= Mission Compound (Old Churachandpur) =

Mission Compound (Old Churachandpur) also known as Old Churachand is a small Indian village of historical importance, situated 7.4 km west of Churachandpur Police Station and 62.5 km from Imphal Airport.

==History==

The Government of Manipur established an administrative headquarters in south of Manipur State for the Sub-Divisional Officer in about 1918. This headquarters is called Churachandpur, after the then Maharaja of Manipur, Sir Churachand Singh.

The Reverend H.H. Coleman, the then General Secretary of the North East India General Mission (NEIGM) visited Manipur with Dr. G.G. Crozier, then Field Superintendent called on the Maharaja, whose daughter was lying sick at that time. Dr. Crozier and Rev. Coleman immediately attended to her, and on her recovery, the Maharaja readily leased out the SDO Headquarters and its peripherals for the inhabitants for farming and other development activities. The abandoned Government administrative centre; the Lord kept ready the infrastructures of the Government headquarters for the Mission use.

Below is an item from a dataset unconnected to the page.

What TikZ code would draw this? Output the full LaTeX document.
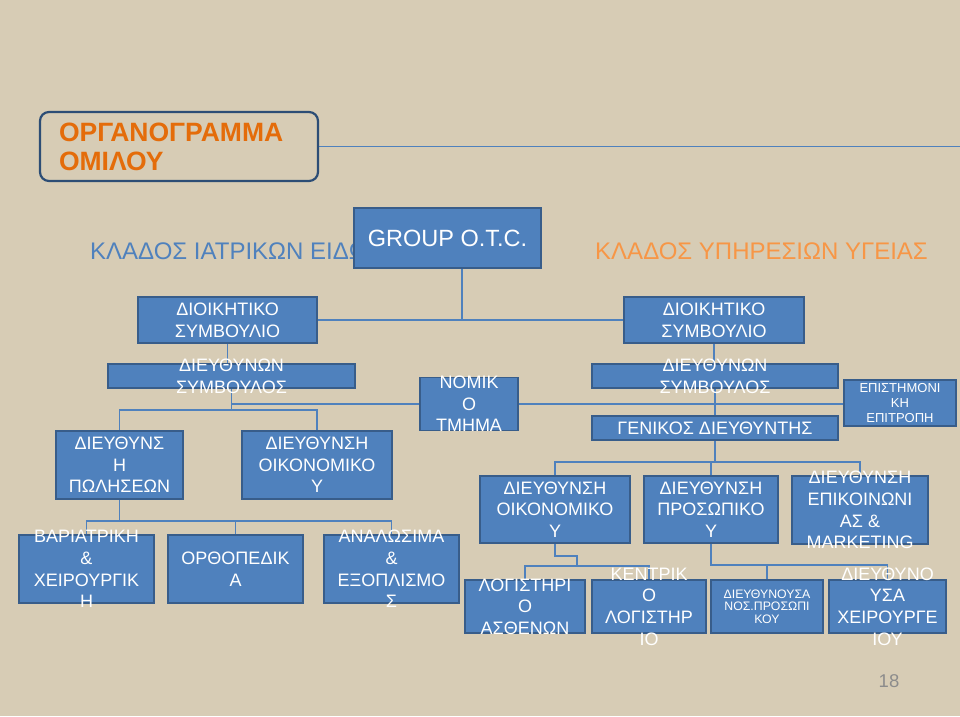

What a great and faithful God! The village is the torch bearer of the Gospel in Southern Manipur and beyond.

After 50 years, NEIGM Leaders' Conference in 1980 handed over the village administration to the inhabitants Vide orders No. 9/8/DC(South)/VA/80, dated 22 September 1980 of Deputy Commissioner of Manipur South District, Mission Compound became a recognized village of the Government under the Manipur (Village Authorities in Hill Areas) Act, 1956.